Indeed, while multiple variations on a single question are... kinda ok, there's really no point in hosting 10,000 "Java P0rblem - halp!" questions on the site; at some point, you have to start helping folks identify the actual problem in their code or they'll never learn how to... Well, learn.
Joel wrote about this a few years ago:
Otherwise, the basic questions would just get asked again and again, and the old timers would grow bored and leave. The quality of the newsgroup would then deteriorate to approximately the level you would expect if seventh-graders were left to themselves, in other words, Lord of the Flies.
Yeah, folks can and do find thousands of different ways to ask the same basic question, again and again and again. Heck, even this question is a near- or exact-duplicate (see the list at the end of this answer). But that doesn't mean we should keep re-inventing the wheel every time someone new comes along:
When you see a question that seems like it might reflect a common problem, don’t just answer it to get a few points. That doesn’t make the Internet any better. Instead, help us build up a library of canonical questions and answers that are more generic versions of the same question, and then start closing all the exact duplicates.
All that said, be careful not to go too crazy with this idea.

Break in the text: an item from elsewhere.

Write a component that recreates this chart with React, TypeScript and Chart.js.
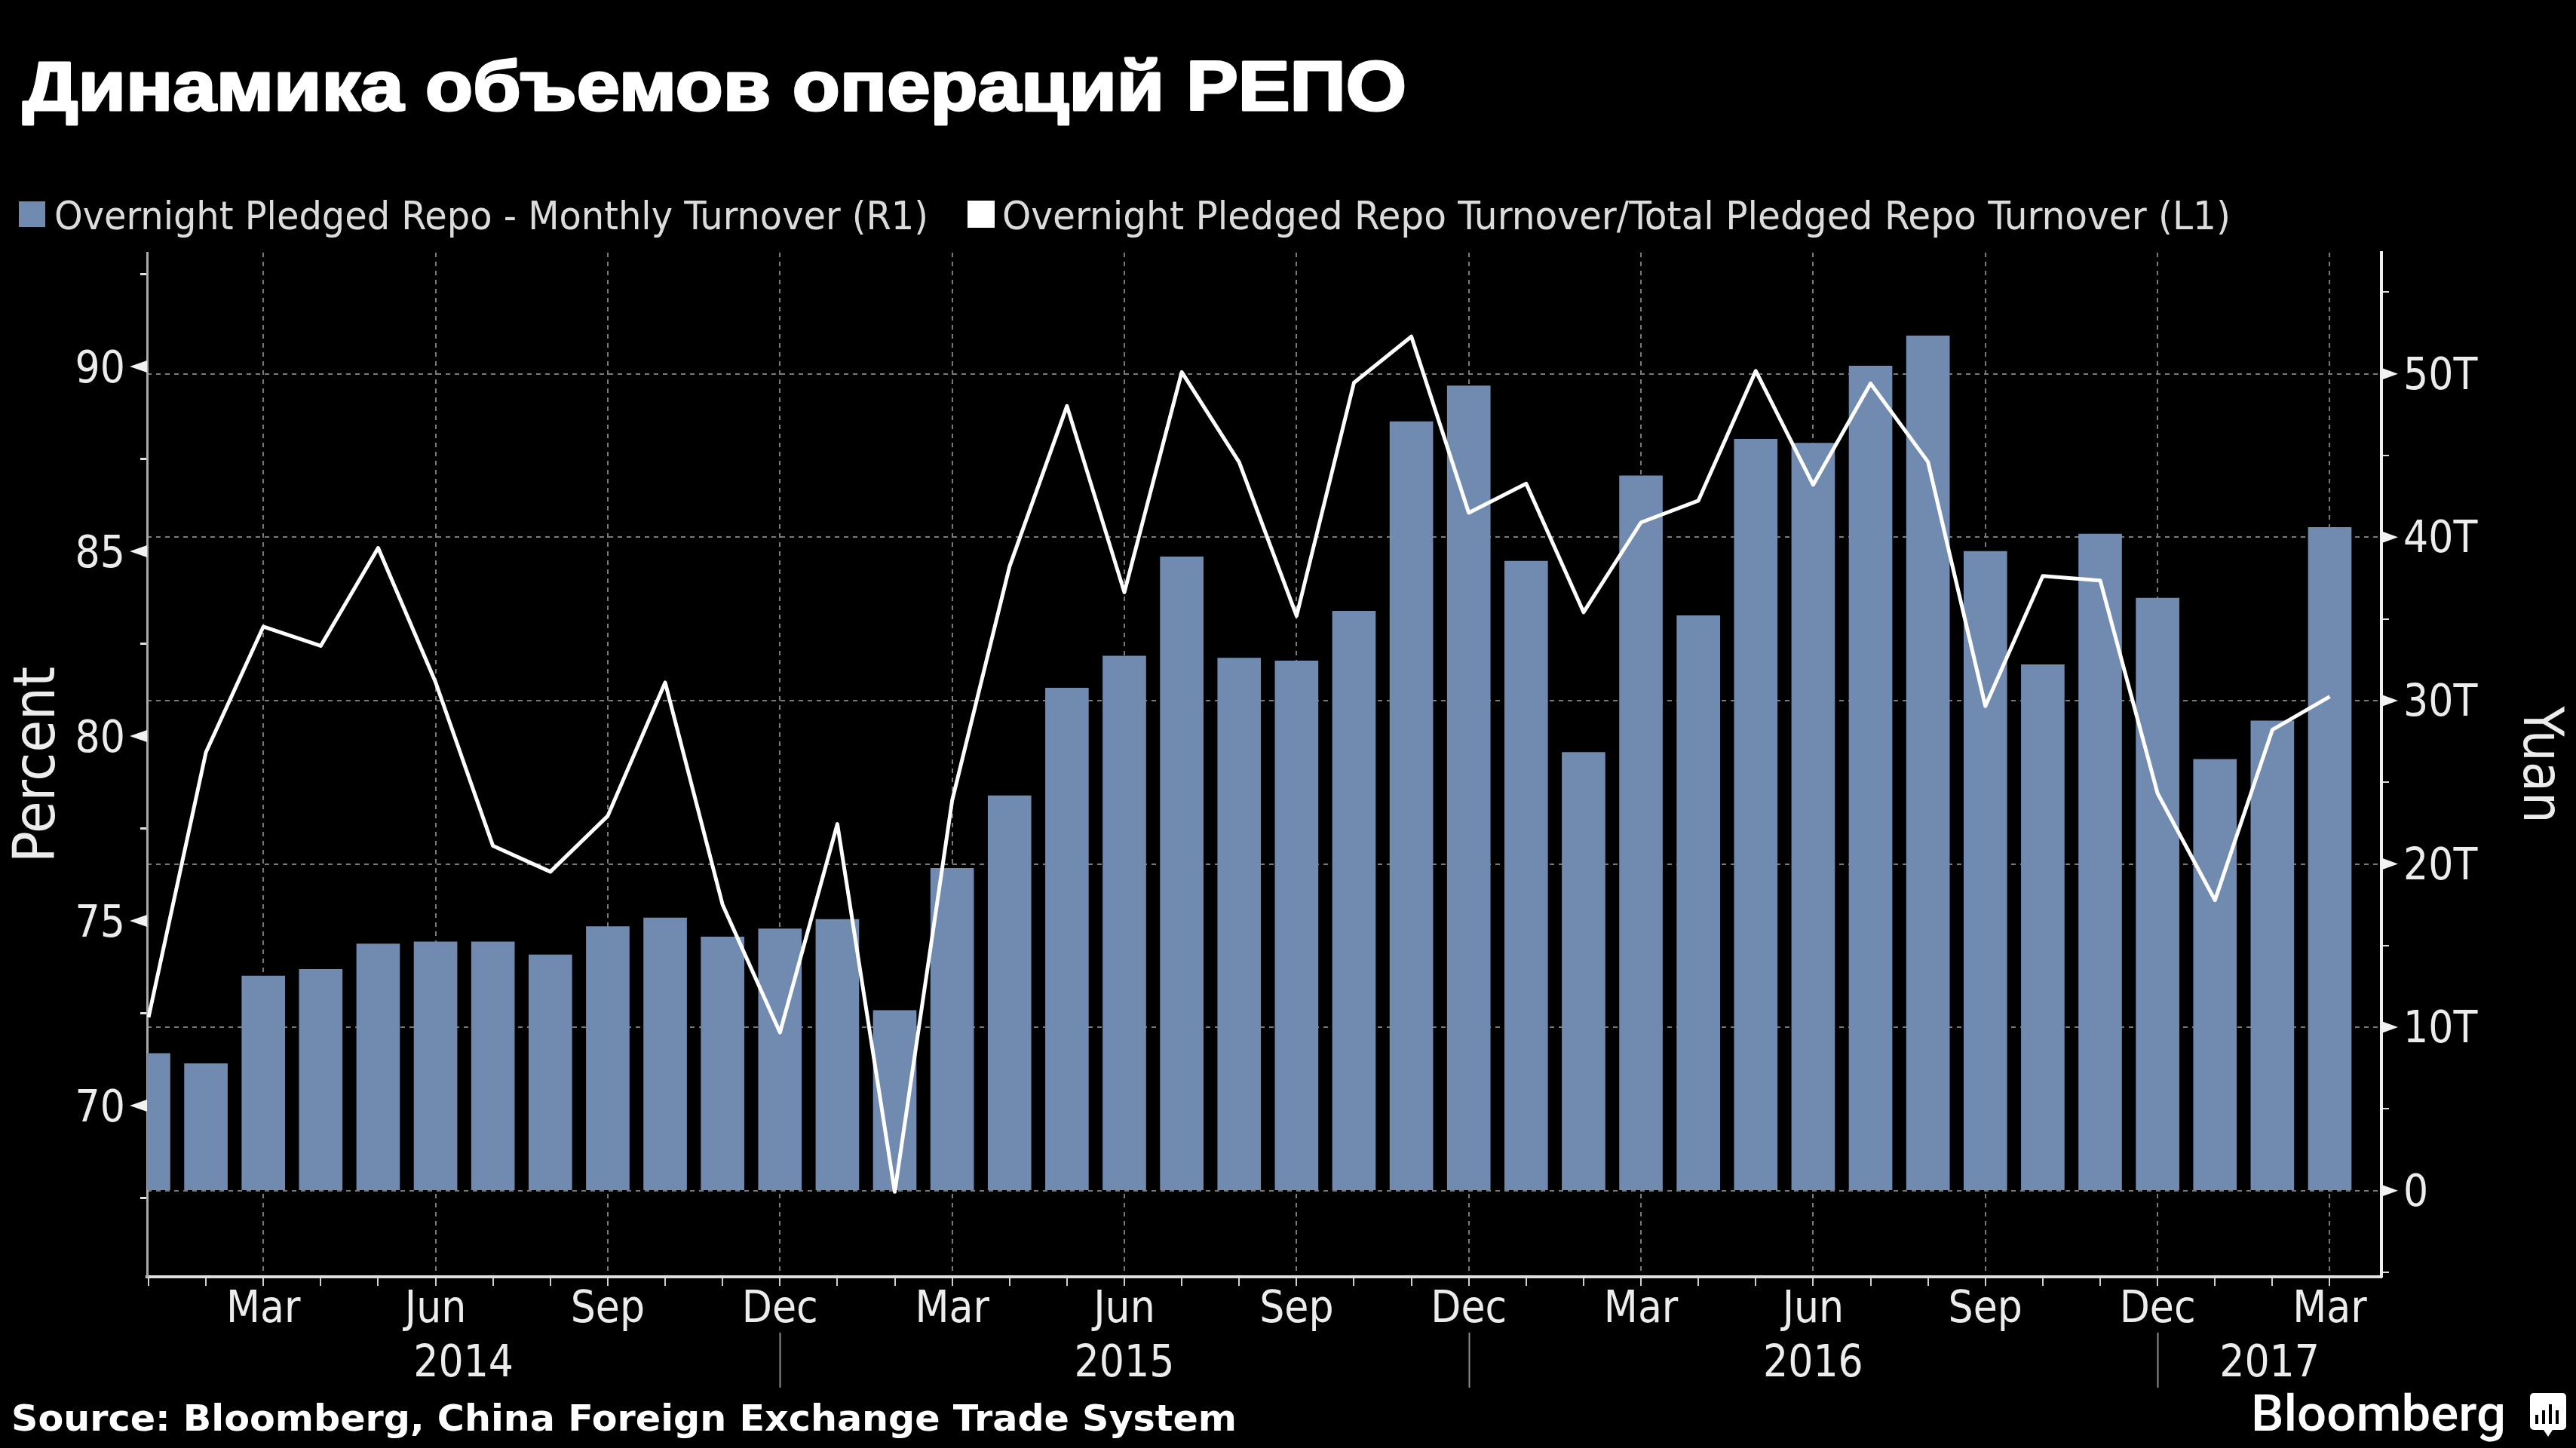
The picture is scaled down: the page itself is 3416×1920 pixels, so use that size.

The example you gave was a very poorly-asked question with a very simple (and common) problem - it's easy enough to find another question that covers the same problem. But some problems are not so simple, and it can be harder to find an existing question that covers the exact same issue. In these cases, consider doing something else:
Edit the question to clarify the problem. Not only can this remove the need for it to be closed at all, it might actually make it easier for someone to find an existing, answered question that it duplicates. Heck, I've more than once found duplicates by scanning the "related" sidebar after editing to make the title actually reflect the question.
Post an answer that relates a different question to this one. I'm doing that right now (though with a blog post instead of a meta question as my source). Sometimes, it's hard for an asker to understand a solution presented elsewhere without something that relates the problem being solved there to the one they're having - a short answer that introduces, summarizes and then links to an answer elsewhere can provide the best of both worlds: a specific, focused answer to a semi-novel question and the refined knowledge of other members of the site, ranked and reviewed over the years.